She tried to bill them for a motion sensor and her husband is making harassing calls. Who is in the wrong here.
I'm with you.
I have a feeling that the sheriff didn't "advise" her to leave her house that night; they may have said "If you're not comfortable here, is there somewhere else you can go?"
I want to know where mother and her 19 year old daughter were during all this commotion? Did they not open the door and look around?
And after the families offered to pay for anything above what her health insurance didn't pay, why did she continue on with this?
Even if what they girls did was ill-advised, after she heard what it was they meant to convey, what kind of person would continue on with this?
As a side note: we have no way of knowing what those discussions concerning the offers to pay her bill went like; now, judging from the fact that the husband, despite a judgement, continues to make harassing phone calls, I'll speculate they didn't go "well," if you get my drift.

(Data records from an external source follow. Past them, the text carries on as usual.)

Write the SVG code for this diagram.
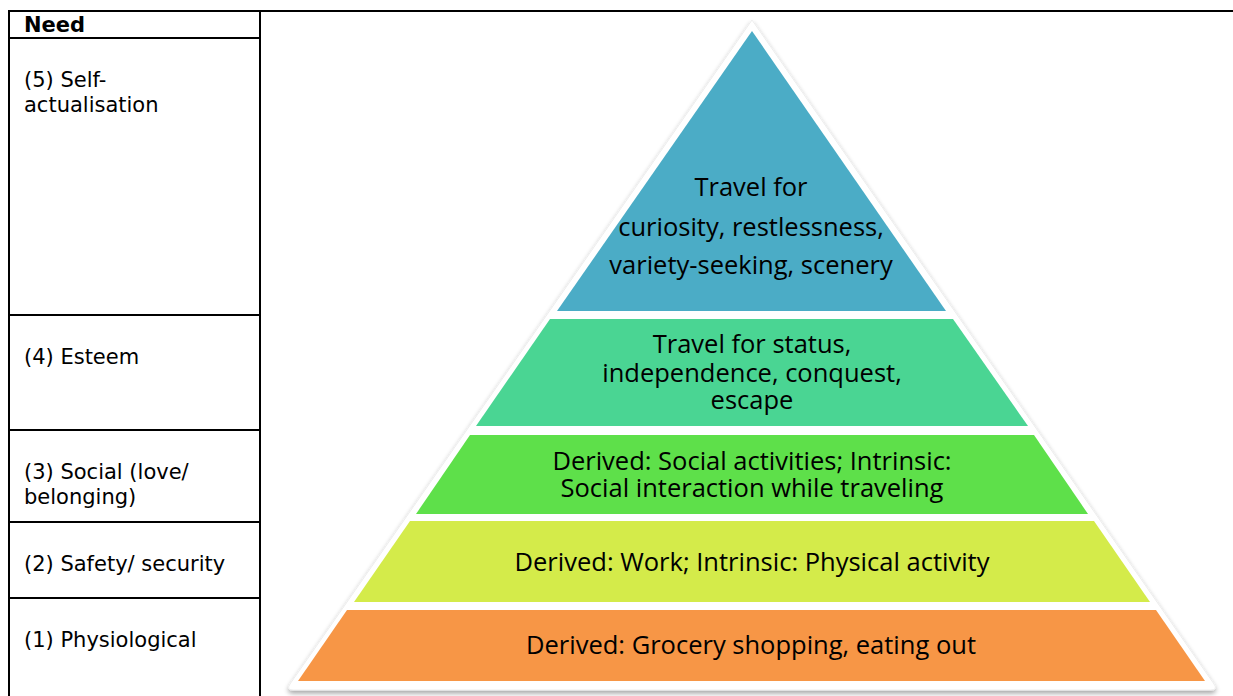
<svg xmlns="http://www.w3.org/2000/svg" width="1233" height="696" viewBox="0 0 1233 696">
  <defs>
    <filter id="shadow" x="-10%" y="-10%" width="120%" height="120%">
      <feGaussianBlur in="SourceAlpha" stdDeviation="2.5"/>
      <feOffset dx="0" dy="3" result="b"/>
      <feComponentTransfer><feFuncA type="linear" slope="0.35"/></feComponentTransfer>
      <feMerge><feMergeNode/><feMergeNode in="SourceGraphic"/></feMerge>
    </filter>
    <style>
      .grid { stroke: #000; stroke-width: 2; fill: none; }
      .need { font-family: "DejaVu Sans", Verdana, sans-serif; font-size: 21px; fill: #000; }
      .head { font-weight: bold; }
      .lvl { font-family: "Open Sans", "Noto Sans", sans-serif; font-size: 25.5px; fill: #000; text-anchor: middle; }
    </style>
  </defs>
  <rect width="1233" height="696" fill="#fff"/>

  <!-- table of needs -->
  <g id="table">
    <path class="grid" d="M8 11 H1233 M9 11 V696 M260 11 V696 M9 38 H260 M9 315 H260 M9 430 H260 M9 522 H260 M9 598 H260"/>
    <text class="need head" x="24" y="32">Need</text>
    <text class="need" x="24" y="87">(5) Self-</text>
    <text class="need" x="24" y="112">actualisation</text>
    <text class="need" x="24" y="364">(4) Esteem</text>
    <text class="need" x="24" y="479">(3) Social (love/</text>
    <text class="need" x="24" y="504">belonging)</text>
    <text class="need" x="24" y="571">(2) Safety/ security</text>
    <text class="need" x="24" y="647">(1) Physiological</text>
  </g>

  <!-- white pyramid backing -->
  <g id="pyramid-base" filter="url(#shadow)">
    <path d="M752 20 L1214 684 Q1218 690 1211 690 L293 690 Q286 690 290 684 Z" fill="#fff" stroke="#eeeeee" stroke-width="1" stroke-linejoin="round"/>
  </g>

  <g id="level5">
    <polygon points="752,31 946,311 557,311" fill="#4BACC6"/>
    <text class="lvl" x="751" y="196">Travel for</text>
    <text class="lvl" x="751" y="236">curiosity, restlessness,</text>
    <text class="lvl" x="751" y="274">variety-seeking, scenery</text>
  </g>
  <g id="level4">
    <polygon points="550,319 953,319 1028,426 476,426" fill="#4AD593"/>
    <text class="lvl" x="752" y="353">Travel for status,</text>
    <text class="lvl" x="752" y="382">independence, conquest,</text>
    <text class="lvl" x="752" y="409">escape</text>
  </g>
  <g id="level3">
    <polygon points="470,435 1034,435 1088,514 416,514" fill="#5EE04A"/>
    <text class="lvl" x="752" y="470">Derived: Social activities; Intrinsic:</text>
    <text class="lvl" x="752" y="497">Social interaction while traveling</text>
  </g>
  <g id="level2">
    <polygon points="410,521 1094,521 1150,602 354,602" fill="#D4EB4A"/>
    <text class="lvl" x="752" y="571">Derived: Work; Intrinsic: Physical activity</text>
  </g>
  <g id="level1">
    <polygon points="347,610 1156,610 1205,681 298,681" fill="#F79646"/>
    <text class="lvl" x="751" y="654">Derived: Grocery shopping, eating out</text>
  </g>
</svg>
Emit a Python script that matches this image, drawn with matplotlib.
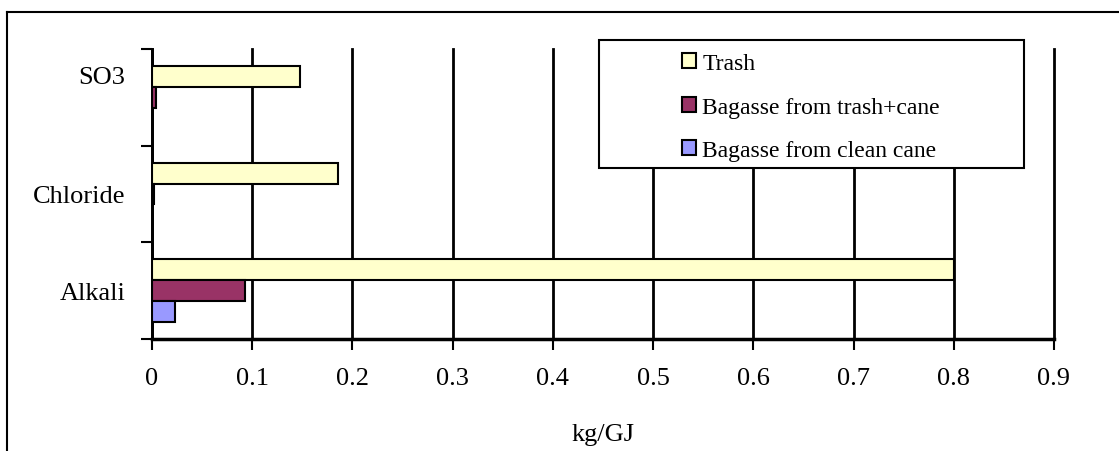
import numpy as np
import matplotlib.pyplot as plt
import matplotlib.transforms as mtransforms
from matplotlib.lines import Line2D
from matplotlib.patches import Rectangle

plt.rcParams['font.family'] = ['Liberation Serif', 'DejaVu Serif']

categories = ['Alkali', 'Chloride', 'SO3']
series_names = ['Trash', 'Bagasse from trash+cane', 'Bagasse from clean cane']
trash = [0.80, 0.186, 0.148]
bagasse_trash_cane = [0.093, 0.002, 0.004]
bagasse_clean_cane = [0.023, 0.0, 0.0]
colors = ['#FFFFCC', '#993366', '#9999FF']

W, H = 1119, 452
fig = plt.figure(figsize=(W / 100, H / 100), dpi=100)
ax = fig.add_axes([152 / W, 1 - 340 / H, 902 / W, 290 / H])

y = np.arange(len(categories))
h = 0.217
series = [trash, bagasse_trash_cane, bagasse_clean_cane]
for i, (vals, name, c) in enumerate(zip(series, series_names, colors)):
    ax.barh(y + h - i * h, vals, height=h, color=c, edgecolor='black',
            linewidth=1.5, label=name, zorder=3)

ax.set_xlim(0, 0.9)
ax.set_ylim(-0.5, 2.5)
ax.set_xticks(np.arange(0, 0.91, 0.1))
ax.set_xticklabels(['0'] + [f'{v:.1f}' for v in np.arange(0.1, 0.91, 0.1)])
ax.set_yticks(y)
ax.set_yticklabels(categories)
ax.set_yticks(np.arange(-0.5, 2.6, 1), minor=True)
ax.tick_params(axis='y', which='major', length=0, pad=19, labelsize=19)
ax.tick_params(axis='y', which='minor', length=8, width=1.5, direction='out')
ax.tick_params(axis='x', length=8, width=1.5, direction='out', pad=12, labelsize=19)
ax.xaxis.grid(True, color='black', linewidth=2, zorder=0)
for gl in ax.get_xgridlines():
    gl.set_clip_on(False)
ax.set_axisbelow(True)
for s in ['top', 'right']:
    ax.spines[s].set_visible(False)
ax.spines['left'].set_linewidth(2)
ax.spines['bottom'].set_linewidth(2.5)
ax.set_xlabel('kg/GJ', fontsize=19, labelpad=25)

# top category label sits higher in the original
lab = ax.get_yticklabels()[2]
lab.set_transform(lab.get_transform() +
                  mtransforms.ScaledTranslation(0, 0.23, fig.dpi_scale_trans))

# legend box
box = Rectangle((599 / W, 1 - 169 / H), 425 / W, 128 / H, transform=fig.transFigure,
                facecolor='white', edgecolor='black', linewidth=1.5, zorder=4,
                clip_on=False)
ax.add_patch(box)
leg = ax.legend(loc='upper left', bbox_to_anchor=(675 / W, 1 - 47 / H),
                bbox_transform=fig.transFigure, fontsize=17, frameon=False,
                handlelength=0.6, handleheight=0.6, handletextpad=0.25,
                labelspacing=0.95, borderpad=0.3, borderaxespad=0)
leg.set_zorder(5)

# outer chart border
fig.add_artist(Line2D([7 / W, 7 / W], [0, 1 - 13 / H],
                      transform=fig.transFigure, color='black', linewidth=1.5))
fig.add_artist(Line2D([7 / W, 1], [1 - 13 / H, 1 - 13 / H],
                      transform=fig.transFigure, color='black', linewidth=1.5))

fig.savefig('out.png', dpi=100)
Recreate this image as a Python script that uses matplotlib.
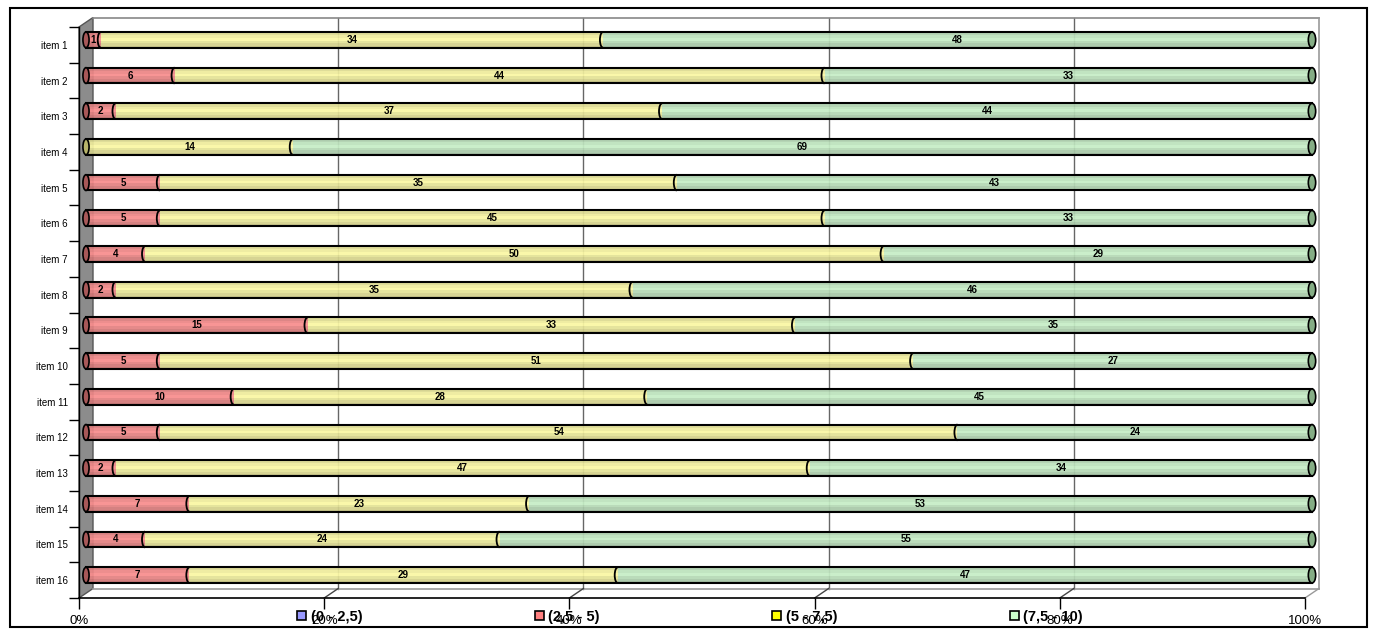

I'm thinking that the families sought legal advice about their best road to getting this behind them and the attorney, after hearing all the facts, might have "mentioned" that the lady AND her husband sounded like a whack job and that they needed to consider whether this could go on until the end of time, thus the "we'll pay if you say no more claims" letter.
To me -- and I am a court reporter -- it sounds like that wasn't enough for the woman and her husband; perhaps they were going to milk it for all they could get. After all, if circumstances are all as reported, the trip to the hospital for "anxiety" -- and the apology and offer to pay -- should have been the end of it.